- [Exercise description]:
Tally the lines in the listing below that contain "chart" and report the tally alone.

╭─ Material

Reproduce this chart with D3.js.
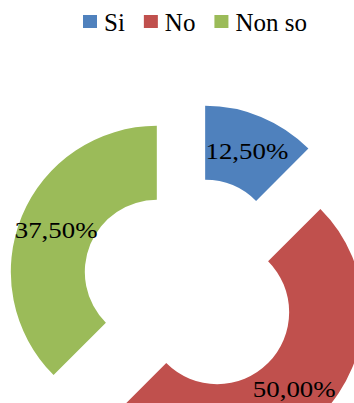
<!DOCTYPE html>
<html>
<head>
<meta charset="utf-8">
<script src="https://cdn.jsdelivr.net/npm/d3@7"></script>
<style>
  body { margin: 0; background: #fff; }
</style>
</head>
<body>
<svg id="chart"></svg>
<script>
// data
var categories = ["Si", "No", "Non so"];
var values = [12.5, 50, 37.5];
var labels = ["12,50%", "50,00%", "37,50%"];
var colors = ["#4F81BD", "#C0504D", "#9BBB59"];

const width = 354;
const height = 403;
const cx = 191, cy = 286;
const outerR = 146, innerR = 72;
const explode = 37;
const serif = "'Liberation Serif', 'Times New Roman', Times, 'DejaVu Serif', serif";

var svg = d3.select('#chart')
  .attr('width', width)
  .attr('height', height)
  .attr('font-family', serif);

var pie = d3.pie().sort(null).value(d => d);
var arcs = pie(values);

var arc = d3.arc()
  .innerRadius(innerR)
  .outerRadius(outerR);

var labelArc = d3.arc()
  .innerRadius((innerR + outerR) / 2)
  .outerRadius((innerR + outerR) / 2);

var slice = svg.selectAll('g.slice')
  .data(arcs)
  .enter().append('g')
    .attr('class', 'slice')
    .attr('transform', d => {
      var mid = (d.startAngle + d.endAngle) / 2;
      var dx = cx + explode * Math.sin(mid);
      var dy = cy - explode * Math.cos(mid);
      return `translate(${dx},${dy})`;
    });

slice.append('path')
  .attr('d', arc)
  .attr('fill', (d, i) => colors[i]);

slice.append('text')
  .attr('transform', d => {
    var c = labelArc.centroid(d);
    return `translate(${c[0]},${c[1]}) scale(1.12,1)`;
  })
  .attr('text-anchor', 'middle')
  .attr('dy', '0.33em')
  .attr('font-family', serif)
  .attr('font-size', 24)
  .attr('fill', '#000')
  .text((d, i) => labels[i]);

// legend across the top
var legend = svg.append('g').attr('transform', 'translate(83,0)');
var lx = 0;
categories.forEach((c, i) => {
  var item = legend.append('g').attr('transform', `translate(${lx},0)`);
  item.append('rect')
    .attr('x', 0).attr('y', 15)
    .attr('width', 14).attr('height', 13)
    .attr('fill', colors[i]);
  var t = item.append('text')
    .attr('x', 21).attr('y', 31)
    .attr('font-family', serif)
    .attr('font-size', 25)
    .attr('fill', '#000')
    .text(c);
  lx += 21 + t.node().getComputedTextLength() + 19;
});
</script>
</body>
</html>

╰─

- [Worked solution]:
3